SHORT TASK
Exactly the lines from the one with "Give me the" through the one with "var strainTicks = [-1000, 0, 1000];", inclusive, are to be repeated, and the pictures are not.

Rows from a dataset of charts and code
--------------------------------

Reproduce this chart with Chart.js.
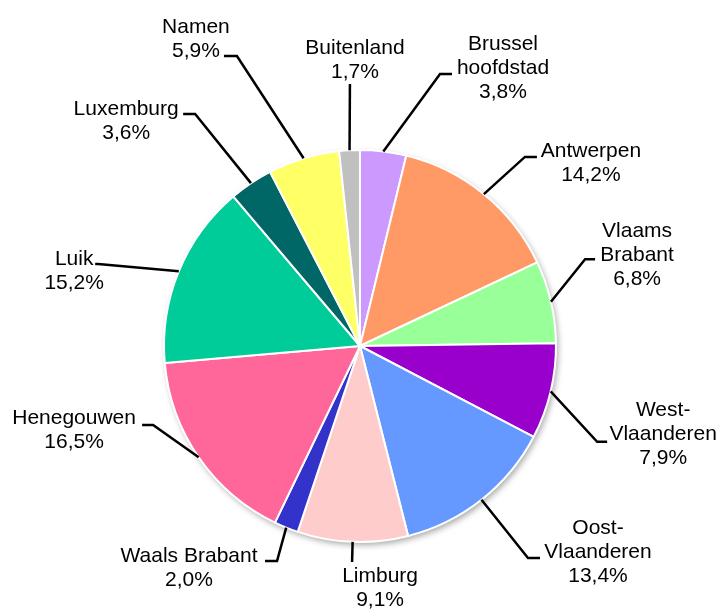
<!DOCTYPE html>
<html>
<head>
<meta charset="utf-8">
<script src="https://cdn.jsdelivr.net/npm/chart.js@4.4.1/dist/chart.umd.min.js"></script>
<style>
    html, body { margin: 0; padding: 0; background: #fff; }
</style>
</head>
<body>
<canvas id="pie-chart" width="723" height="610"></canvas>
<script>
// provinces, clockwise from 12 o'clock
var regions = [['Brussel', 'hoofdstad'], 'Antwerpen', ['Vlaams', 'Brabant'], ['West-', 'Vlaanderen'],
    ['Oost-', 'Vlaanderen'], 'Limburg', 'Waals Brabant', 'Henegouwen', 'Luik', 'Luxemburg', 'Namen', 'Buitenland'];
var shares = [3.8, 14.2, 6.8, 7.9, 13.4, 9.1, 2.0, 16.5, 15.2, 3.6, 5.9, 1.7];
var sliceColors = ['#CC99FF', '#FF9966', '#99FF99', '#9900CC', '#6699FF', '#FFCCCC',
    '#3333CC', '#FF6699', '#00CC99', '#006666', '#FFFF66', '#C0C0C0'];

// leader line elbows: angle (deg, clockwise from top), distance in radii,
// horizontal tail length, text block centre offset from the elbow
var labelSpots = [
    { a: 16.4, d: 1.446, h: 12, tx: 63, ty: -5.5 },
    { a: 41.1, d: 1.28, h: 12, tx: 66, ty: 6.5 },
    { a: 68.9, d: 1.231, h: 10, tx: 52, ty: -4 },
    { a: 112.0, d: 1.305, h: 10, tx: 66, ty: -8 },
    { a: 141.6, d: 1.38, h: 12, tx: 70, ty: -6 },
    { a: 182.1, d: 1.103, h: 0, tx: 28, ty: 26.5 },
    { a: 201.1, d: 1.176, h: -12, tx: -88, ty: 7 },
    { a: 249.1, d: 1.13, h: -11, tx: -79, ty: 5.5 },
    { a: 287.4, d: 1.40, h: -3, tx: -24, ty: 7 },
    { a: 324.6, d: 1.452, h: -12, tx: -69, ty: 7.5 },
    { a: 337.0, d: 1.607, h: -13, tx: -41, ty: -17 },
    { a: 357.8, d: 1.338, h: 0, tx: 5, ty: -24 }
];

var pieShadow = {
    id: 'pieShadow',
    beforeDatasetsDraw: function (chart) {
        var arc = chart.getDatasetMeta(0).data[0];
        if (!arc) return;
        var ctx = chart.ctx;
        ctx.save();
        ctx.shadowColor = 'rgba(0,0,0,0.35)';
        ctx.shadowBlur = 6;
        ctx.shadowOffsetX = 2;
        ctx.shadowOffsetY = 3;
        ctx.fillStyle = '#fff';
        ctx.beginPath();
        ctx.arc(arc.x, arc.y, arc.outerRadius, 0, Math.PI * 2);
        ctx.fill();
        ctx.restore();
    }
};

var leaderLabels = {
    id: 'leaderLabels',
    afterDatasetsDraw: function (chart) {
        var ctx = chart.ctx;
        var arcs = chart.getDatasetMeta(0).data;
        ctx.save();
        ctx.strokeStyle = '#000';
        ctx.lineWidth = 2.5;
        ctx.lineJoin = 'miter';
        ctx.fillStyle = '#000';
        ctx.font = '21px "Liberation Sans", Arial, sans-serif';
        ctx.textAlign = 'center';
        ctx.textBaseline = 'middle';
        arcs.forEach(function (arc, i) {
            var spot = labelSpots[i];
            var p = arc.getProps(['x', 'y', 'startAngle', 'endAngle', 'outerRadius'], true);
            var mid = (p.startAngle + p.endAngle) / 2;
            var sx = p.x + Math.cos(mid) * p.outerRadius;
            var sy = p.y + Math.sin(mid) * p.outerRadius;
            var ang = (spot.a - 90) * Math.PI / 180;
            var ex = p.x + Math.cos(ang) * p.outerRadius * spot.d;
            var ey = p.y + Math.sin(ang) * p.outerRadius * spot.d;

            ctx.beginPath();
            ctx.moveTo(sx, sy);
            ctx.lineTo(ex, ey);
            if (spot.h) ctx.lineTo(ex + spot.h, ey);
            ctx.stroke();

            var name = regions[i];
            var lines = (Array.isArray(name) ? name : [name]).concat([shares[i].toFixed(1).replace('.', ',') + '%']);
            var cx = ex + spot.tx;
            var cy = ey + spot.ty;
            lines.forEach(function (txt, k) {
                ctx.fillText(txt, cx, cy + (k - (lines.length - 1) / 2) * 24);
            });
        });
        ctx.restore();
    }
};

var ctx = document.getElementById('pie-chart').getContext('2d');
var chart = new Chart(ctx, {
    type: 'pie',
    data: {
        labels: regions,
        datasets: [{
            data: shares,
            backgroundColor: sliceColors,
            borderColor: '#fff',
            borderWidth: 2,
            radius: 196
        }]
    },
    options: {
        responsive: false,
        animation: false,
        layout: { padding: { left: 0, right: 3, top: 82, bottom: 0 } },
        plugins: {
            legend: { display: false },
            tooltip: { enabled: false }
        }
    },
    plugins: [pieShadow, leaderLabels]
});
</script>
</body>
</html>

--------------------------------

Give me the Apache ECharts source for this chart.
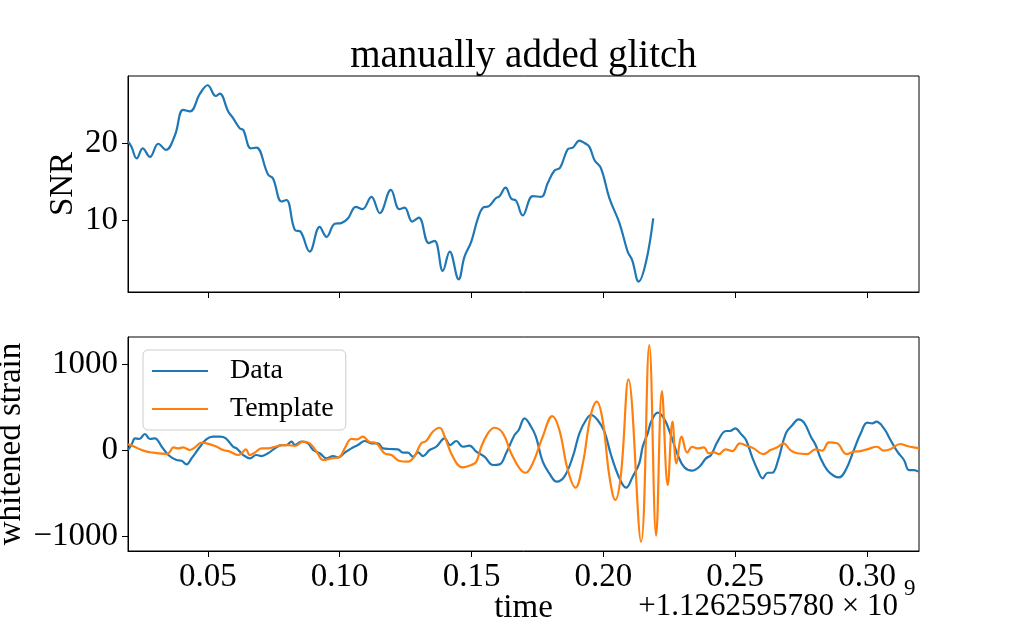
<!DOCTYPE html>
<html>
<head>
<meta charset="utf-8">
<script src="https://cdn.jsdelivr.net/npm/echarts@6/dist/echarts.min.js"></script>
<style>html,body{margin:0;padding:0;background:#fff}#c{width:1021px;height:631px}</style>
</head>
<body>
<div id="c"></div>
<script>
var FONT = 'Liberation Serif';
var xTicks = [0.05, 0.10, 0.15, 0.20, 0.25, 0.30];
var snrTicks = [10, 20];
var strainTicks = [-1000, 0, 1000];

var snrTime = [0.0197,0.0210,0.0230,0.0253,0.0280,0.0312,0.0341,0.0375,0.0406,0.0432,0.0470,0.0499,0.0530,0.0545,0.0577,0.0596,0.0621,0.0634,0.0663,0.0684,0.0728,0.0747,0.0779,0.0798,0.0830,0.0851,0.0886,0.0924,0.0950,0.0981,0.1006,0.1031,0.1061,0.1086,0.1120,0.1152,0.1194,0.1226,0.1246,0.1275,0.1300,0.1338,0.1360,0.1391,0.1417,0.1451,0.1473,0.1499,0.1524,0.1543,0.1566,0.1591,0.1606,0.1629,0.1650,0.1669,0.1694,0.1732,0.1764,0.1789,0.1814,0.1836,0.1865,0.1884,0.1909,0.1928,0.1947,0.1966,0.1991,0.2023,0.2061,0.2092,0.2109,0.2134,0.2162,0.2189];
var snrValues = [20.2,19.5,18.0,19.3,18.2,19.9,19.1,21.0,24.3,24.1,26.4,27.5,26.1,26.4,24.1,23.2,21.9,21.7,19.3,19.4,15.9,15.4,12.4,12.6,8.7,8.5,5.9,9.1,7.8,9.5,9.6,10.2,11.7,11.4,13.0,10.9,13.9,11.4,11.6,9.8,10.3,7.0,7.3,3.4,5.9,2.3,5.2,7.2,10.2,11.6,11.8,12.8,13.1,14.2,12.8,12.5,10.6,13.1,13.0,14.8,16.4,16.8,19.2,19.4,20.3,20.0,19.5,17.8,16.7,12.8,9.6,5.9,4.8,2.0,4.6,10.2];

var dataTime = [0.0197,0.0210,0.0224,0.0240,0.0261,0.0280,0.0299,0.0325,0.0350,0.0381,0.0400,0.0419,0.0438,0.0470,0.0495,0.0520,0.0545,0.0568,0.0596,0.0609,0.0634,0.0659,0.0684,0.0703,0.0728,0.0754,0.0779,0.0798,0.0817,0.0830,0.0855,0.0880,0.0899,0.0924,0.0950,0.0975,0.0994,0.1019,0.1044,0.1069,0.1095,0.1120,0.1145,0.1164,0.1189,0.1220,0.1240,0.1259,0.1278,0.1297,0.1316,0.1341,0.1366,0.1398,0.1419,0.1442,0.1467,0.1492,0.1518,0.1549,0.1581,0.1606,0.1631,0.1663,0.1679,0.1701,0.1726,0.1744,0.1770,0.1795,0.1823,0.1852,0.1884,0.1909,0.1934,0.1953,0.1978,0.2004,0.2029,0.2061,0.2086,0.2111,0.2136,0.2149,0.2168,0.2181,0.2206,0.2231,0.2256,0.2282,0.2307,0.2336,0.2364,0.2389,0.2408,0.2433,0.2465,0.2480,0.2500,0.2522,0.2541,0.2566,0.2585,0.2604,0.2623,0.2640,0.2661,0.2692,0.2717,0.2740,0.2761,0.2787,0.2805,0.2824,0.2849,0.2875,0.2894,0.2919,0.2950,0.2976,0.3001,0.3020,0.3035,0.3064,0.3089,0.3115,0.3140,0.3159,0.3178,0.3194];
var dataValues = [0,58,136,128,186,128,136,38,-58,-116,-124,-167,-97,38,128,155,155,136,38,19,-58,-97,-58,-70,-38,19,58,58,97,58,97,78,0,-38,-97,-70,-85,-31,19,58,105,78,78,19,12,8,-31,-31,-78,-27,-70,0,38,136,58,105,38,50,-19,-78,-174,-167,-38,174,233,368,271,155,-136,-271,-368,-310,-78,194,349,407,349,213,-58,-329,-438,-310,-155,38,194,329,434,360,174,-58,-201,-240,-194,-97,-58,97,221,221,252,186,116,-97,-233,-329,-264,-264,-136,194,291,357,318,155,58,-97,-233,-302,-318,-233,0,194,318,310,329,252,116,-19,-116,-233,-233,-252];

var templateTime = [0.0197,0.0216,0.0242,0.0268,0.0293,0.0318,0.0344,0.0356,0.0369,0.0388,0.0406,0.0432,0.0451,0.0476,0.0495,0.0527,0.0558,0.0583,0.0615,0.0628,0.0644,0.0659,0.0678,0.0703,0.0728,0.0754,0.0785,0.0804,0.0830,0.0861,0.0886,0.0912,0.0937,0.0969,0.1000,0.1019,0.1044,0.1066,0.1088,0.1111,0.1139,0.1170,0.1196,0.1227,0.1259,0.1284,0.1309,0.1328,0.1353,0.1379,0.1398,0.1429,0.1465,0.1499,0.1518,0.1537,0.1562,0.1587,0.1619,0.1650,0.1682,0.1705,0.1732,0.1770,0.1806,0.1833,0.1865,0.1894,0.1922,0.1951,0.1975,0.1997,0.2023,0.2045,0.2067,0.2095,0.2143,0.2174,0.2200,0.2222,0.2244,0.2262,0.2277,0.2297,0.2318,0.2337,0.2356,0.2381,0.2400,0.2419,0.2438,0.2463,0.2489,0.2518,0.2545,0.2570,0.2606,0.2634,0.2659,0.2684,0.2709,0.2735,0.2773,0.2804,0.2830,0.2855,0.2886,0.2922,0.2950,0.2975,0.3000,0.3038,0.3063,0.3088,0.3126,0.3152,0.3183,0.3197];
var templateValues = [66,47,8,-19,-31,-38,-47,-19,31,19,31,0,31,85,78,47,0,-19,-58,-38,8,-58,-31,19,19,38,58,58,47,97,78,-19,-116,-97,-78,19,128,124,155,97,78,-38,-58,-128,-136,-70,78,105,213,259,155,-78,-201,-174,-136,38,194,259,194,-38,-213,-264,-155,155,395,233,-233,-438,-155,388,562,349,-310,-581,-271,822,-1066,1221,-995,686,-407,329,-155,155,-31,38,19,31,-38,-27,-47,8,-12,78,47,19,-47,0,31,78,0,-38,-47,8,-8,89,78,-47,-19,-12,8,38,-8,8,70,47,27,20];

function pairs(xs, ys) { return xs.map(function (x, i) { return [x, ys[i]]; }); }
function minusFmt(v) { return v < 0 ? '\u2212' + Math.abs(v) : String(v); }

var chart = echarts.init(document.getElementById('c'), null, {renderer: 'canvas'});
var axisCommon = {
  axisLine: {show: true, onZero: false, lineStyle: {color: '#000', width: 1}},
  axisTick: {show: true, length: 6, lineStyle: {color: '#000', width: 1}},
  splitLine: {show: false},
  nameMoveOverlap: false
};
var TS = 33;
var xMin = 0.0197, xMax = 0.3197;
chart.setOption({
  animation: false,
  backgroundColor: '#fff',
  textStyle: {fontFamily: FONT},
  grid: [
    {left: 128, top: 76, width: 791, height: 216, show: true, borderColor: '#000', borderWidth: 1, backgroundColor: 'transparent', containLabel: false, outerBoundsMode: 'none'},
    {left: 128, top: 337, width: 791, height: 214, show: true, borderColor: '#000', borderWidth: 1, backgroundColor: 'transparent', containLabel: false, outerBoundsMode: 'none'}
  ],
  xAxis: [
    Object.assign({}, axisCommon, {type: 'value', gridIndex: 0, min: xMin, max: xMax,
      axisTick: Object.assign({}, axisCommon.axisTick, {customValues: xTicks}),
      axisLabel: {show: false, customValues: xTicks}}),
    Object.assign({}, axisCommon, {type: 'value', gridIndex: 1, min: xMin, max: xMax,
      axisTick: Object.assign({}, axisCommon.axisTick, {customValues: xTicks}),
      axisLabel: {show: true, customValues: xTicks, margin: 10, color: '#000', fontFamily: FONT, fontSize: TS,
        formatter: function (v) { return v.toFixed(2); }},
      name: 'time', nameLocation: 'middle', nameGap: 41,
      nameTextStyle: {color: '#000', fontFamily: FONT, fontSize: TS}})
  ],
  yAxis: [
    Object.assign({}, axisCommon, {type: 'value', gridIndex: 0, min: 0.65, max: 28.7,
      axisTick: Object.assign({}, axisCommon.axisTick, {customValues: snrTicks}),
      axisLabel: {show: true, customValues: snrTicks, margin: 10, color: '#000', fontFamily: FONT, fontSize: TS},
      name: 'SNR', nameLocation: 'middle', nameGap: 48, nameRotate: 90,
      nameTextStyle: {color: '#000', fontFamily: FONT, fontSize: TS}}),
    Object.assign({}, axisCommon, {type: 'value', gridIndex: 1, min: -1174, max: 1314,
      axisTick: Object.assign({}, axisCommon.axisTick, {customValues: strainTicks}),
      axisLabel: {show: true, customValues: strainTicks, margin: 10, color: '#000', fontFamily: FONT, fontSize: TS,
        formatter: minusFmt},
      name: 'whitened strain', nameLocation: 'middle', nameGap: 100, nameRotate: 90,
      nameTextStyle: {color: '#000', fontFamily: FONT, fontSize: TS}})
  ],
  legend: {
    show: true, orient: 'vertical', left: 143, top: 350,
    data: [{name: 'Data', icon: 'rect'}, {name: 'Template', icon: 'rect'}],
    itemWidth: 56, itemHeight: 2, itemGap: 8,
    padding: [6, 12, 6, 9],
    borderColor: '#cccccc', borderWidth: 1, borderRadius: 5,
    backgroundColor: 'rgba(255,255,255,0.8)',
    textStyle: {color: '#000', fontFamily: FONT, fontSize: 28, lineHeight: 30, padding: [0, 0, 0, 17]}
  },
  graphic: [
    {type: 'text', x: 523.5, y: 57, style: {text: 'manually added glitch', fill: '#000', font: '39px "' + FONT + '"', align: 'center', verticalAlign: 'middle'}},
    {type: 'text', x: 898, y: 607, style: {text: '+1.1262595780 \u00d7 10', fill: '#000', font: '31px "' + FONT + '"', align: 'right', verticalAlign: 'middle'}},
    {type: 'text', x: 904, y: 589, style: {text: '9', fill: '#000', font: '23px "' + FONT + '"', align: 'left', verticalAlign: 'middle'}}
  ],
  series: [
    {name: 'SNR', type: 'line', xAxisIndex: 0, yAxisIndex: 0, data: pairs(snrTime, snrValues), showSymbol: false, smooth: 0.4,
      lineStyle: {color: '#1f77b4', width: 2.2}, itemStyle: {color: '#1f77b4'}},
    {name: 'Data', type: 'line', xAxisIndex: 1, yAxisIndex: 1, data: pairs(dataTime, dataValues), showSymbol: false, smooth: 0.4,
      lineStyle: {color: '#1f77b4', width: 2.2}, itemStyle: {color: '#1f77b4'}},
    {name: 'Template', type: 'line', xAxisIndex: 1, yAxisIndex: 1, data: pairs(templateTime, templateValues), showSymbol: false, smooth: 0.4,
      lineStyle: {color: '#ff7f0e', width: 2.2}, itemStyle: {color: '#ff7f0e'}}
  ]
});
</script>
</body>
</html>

--------------------------------

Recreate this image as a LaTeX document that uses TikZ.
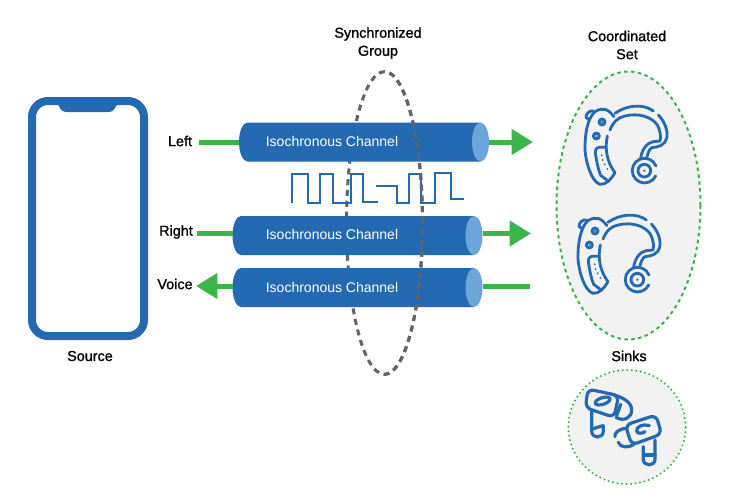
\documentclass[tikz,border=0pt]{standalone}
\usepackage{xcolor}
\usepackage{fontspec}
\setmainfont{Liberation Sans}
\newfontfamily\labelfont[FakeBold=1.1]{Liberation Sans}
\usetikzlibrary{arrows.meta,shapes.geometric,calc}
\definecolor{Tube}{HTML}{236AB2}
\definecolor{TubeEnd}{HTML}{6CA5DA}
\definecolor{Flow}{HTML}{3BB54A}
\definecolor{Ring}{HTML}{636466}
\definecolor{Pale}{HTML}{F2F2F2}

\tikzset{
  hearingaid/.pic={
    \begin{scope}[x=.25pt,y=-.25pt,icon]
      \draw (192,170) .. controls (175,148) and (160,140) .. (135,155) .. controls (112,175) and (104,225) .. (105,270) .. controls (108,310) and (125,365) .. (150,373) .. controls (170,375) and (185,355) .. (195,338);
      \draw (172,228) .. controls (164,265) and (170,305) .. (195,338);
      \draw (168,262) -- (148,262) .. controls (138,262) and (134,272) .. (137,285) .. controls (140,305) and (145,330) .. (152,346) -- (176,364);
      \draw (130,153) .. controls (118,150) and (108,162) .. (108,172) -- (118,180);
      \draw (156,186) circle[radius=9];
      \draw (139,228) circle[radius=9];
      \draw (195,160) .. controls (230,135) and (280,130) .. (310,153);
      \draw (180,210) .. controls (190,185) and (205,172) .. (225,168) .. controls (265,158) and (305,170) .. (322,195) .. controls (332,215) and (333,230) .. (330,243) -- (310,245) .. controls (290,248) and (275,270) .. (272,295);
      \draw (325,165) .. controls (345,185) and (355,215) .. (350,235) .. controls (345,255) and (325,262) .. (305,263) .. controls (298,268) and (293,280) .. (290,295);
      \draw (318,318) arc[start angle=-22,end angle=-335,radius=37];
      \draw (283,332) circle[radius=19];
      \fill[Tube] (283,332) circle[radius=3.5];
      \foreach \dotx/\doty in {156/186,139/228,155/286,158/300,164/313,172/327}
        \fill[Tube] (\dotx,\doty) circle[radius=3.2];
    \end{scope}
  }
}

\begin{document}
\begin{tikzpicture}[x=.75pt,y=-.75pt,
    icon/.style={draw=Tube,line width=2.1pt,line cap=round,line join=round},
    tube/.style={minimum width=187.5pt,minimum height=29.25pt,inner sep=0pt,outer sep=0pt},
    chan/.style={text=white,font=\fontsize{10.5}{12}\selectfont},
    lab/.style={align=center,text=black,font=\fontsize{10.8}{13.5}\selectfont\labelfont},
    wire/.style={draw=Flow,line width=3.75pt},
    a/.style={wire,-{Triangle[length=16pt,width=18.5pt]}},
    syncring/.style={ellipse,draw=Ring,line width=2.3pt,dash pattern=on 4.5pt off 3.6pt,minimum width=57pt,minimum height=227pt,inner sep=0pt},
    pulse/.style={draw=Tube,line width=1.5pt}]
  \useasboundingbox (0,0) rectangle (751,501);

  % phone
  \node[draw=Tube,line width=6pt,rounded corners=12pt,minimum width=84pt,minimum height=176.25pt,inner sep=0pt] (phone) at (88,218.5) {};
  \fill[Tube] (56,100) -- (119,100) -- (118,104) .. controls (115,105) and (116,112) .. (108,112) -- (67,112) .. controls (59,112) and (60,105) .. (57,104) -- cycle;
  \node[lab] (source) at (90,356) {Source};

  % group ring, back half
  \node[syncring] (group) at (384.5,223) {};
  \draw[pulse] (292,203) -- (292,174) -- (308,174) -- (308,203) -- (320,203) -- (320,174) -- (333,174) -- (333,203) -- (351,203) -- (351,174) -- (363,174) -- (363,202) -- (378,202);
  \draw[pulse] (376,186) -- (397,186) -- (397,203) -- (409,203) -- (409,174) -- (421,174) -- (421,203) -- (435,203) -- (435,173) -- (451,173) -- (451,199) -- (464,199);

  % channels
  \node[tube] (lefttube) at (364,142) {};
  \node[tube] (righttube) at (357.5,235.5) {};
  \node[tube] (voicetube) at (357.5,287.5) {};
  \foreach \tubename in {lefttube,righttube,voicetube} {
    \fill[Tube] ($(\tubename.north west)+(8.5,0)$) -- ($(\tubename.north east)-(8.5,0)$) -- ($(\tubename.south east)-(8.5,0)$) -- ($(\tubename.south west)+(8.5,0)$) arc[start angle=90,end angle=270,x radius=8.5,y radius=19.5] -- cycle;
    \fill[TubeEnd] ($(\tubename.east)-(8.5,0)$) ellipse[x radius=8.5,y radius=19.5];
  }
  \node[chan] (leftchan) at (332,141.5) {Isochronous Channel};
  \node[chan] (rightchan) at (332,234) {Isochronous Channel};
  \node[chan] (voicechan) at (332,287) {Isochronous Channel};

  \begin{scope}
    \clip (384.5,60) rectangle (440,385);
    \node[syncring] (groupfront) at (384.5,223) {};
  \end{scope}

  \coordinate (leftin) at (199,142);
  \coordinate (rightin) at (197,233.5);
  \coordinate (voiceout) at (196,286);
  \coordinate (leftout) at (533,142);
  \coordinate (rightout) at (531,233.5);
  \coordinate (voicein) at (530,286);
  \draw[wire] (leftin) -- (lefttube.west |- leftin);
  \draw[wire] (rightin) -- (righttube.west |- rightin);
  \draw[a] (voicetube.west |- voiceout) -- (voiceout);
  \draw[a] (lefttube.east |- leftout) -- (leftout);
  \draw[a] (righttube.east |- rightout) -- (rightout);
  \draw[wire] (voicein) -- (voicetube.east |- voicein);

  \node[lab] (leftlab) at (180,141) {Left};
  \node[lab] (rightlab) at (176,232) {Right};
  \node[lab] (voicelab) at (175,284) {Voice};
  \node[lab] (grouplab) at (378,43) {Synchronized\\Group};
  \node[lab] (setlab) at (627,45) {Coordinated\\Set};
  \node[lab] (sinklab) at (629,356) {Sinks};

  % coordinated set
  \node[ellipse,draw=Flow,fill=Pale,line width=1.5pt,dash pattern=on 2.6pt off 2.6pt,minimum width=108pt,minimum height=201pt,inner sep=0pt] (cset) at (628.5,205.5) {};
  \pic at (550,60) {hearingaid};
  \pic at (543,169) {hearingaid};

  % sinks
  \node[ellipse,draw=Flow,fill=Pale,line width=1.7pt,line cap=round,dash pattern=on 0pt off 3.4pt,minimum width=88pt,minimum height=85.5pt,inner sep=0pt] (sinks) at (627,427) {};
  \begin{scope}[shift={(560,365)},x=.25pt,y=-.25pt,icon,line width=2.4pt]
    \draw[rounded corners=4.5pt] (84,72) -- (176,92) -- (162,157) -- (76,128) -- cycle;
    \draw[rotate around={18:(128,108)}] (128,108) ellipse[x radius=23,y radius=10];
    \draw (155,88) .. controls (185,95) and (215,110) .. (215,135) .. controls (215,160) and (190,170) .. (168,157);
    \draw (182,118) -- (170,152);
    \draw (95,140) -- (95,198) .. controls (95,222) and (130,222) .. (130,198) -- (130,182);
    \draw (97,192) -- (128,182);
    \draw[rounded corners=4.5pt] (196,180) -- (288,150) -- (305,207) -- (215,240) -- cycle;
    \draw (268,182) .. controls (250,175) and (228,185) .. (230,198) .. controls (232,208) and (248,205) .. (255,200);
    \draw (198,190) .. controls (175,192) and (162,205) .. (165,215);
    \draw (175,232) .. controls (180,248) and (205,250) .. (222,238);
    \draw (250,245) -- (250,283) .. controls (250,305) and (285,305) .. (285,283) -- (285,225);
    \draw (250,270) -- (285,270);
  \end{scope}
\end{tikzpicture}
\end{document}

--------------------------------

RESULT FOR THIS TASK
Give me the Apache ECharts source for this chart.
<!DOCTYPE html>
<html>
<head>
<meta charset="utf-8">
<script src="https://cdn.jsdelivr.net/npm/echarts@6/dist/echarts.min.js"></script>
<style>html,body{margin:0;padding:0;background:#fff}#c{width:1021px;height:631px}</style>
</head>
<body>
<div id="c"></div>
<script>
var FONT = 'Liberation Serif';
var xTicks = [0.05, 0.10, 0.15, 0.20, 0.25, 0.30];
var snrTicks = [10, 20];
var strainTicks = [-1000, 0, 1000];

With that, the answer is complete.